Coordination of Science Materials

There are several key steps that a school should consider before setting up a science center. A centralized area where materials are stored and easily assessable is crucial. When teachers are required to teach hands-on science every week, administrators must provide not only materials but an effective retrieval system. Onsite science materials will tell the faculty that there is a strong commitment to teaching science. A centralized place will also allow industry or parents to donate materials that they know will be used by generations of children. There are two major types of centralized materialís strategies for a school, either a science lab or a science storeroom.
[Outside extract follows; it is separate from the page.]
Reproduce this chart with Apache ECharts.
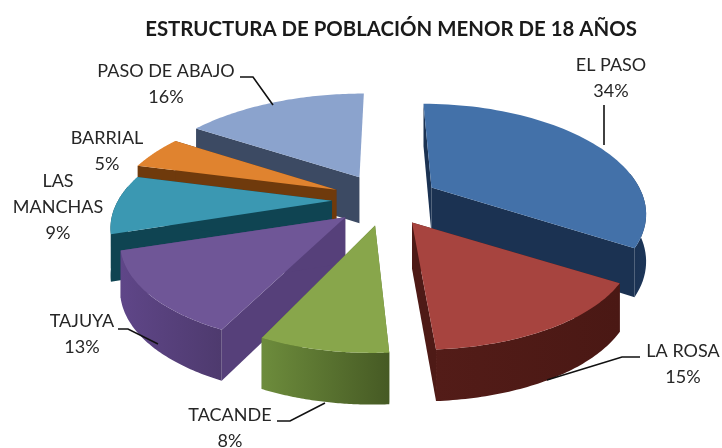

Regardless of where the materials are stored, all existing equipment should be inventoried and coordinated with the materials listed in the "Inventory List." Equipment that is frequently used like beakers, graduated cylinders, microscopes, hand lens, measuring cups, or rulers should be in one area. Consumable goods like flour, sugar, or plastic bags should be in an area that can be easily inventoried. Classroom supplies like pencils, scissors, or paper should also be in their own designated area.

After an inventory of the existing materials, schools can then determine what materials they need by looking at the Inventory List. Schools can create their own kits or modules to substitute for the I. Science MaTe materials. Some of the modules such as sand, rocks, or plants may be created by a teacher or parent. Modules that are not available can be purchased from the Math/Science Nucleus. Materials for the I. Science MaTe program should be placed in their appropriate cycles. Some schools may prefer to put the modules by grade level.

THE SCIENCE STOREROOM

 

A science storeroom would just house the materials. It would not be used as a classroom. In this situation, the teacherís classroom would be the site where science is taught.

The suggested size of a room to house all the I. Science MaTe materials is around a 10 x 12 area with shelving that is 7-8 feet high. Everything should have a designated space that is easy to remove and insert modules. If you just put materials in an area with no order, this will create major problems in implementation.

Keeping track of equipment and materials is essential. It is helpful to have a "log book" for teachers to sign in their comments each time they visit the science lab. Teachers can record when materials are getting low or when a piece of equipment breaks and needs replacement. A designated person can then easily replace or fix the materials that are listed in the log. A suggested sheet could have the following headings:

Teacher name

date

lab session

comments

       

A "Materials Check Out" list may be helpful for keeping track of materials that are needed in the classrooms for the pre, lab, or post activities. The following format may be helpful.

name

materials

date out

date returned

       

THE SCIENCE LAB


Blacow Elementary, Fremont, California

Schools that have a room designated for science is an ideal situation. A room can help a school accumulate wonderful hands on materials through the years. Children tend to like a science lab, because of all the special equipment. We have also found that there is less breakage and less stealing of materials if the equipment is housed where it is used. A science lab can also be integrated with the computer lab for maximum use.

The science lab can service either a resource teacher who will teach the Lab or it can be used by the classroom teacher just for the Lab. We have had success with one lab, with over 700 children at a school. Scheduling must be made and adhered to, but having a lab is just wonderful for a school that is committed to teaching science. Kindergarten and first grade do not necessarily have to come into lab, especially if the chairs or tables are too high.

The science lab should include all safety regulations. Fire extinguisher, water, and first aid kits should all be in easy reach. Children should also be given instructions of safety in the lab. Some of the equipment like lasers, plasma balls, microscope, and glass beakers can easily be broken. Children and teachers should have respect for the materials in a science lab.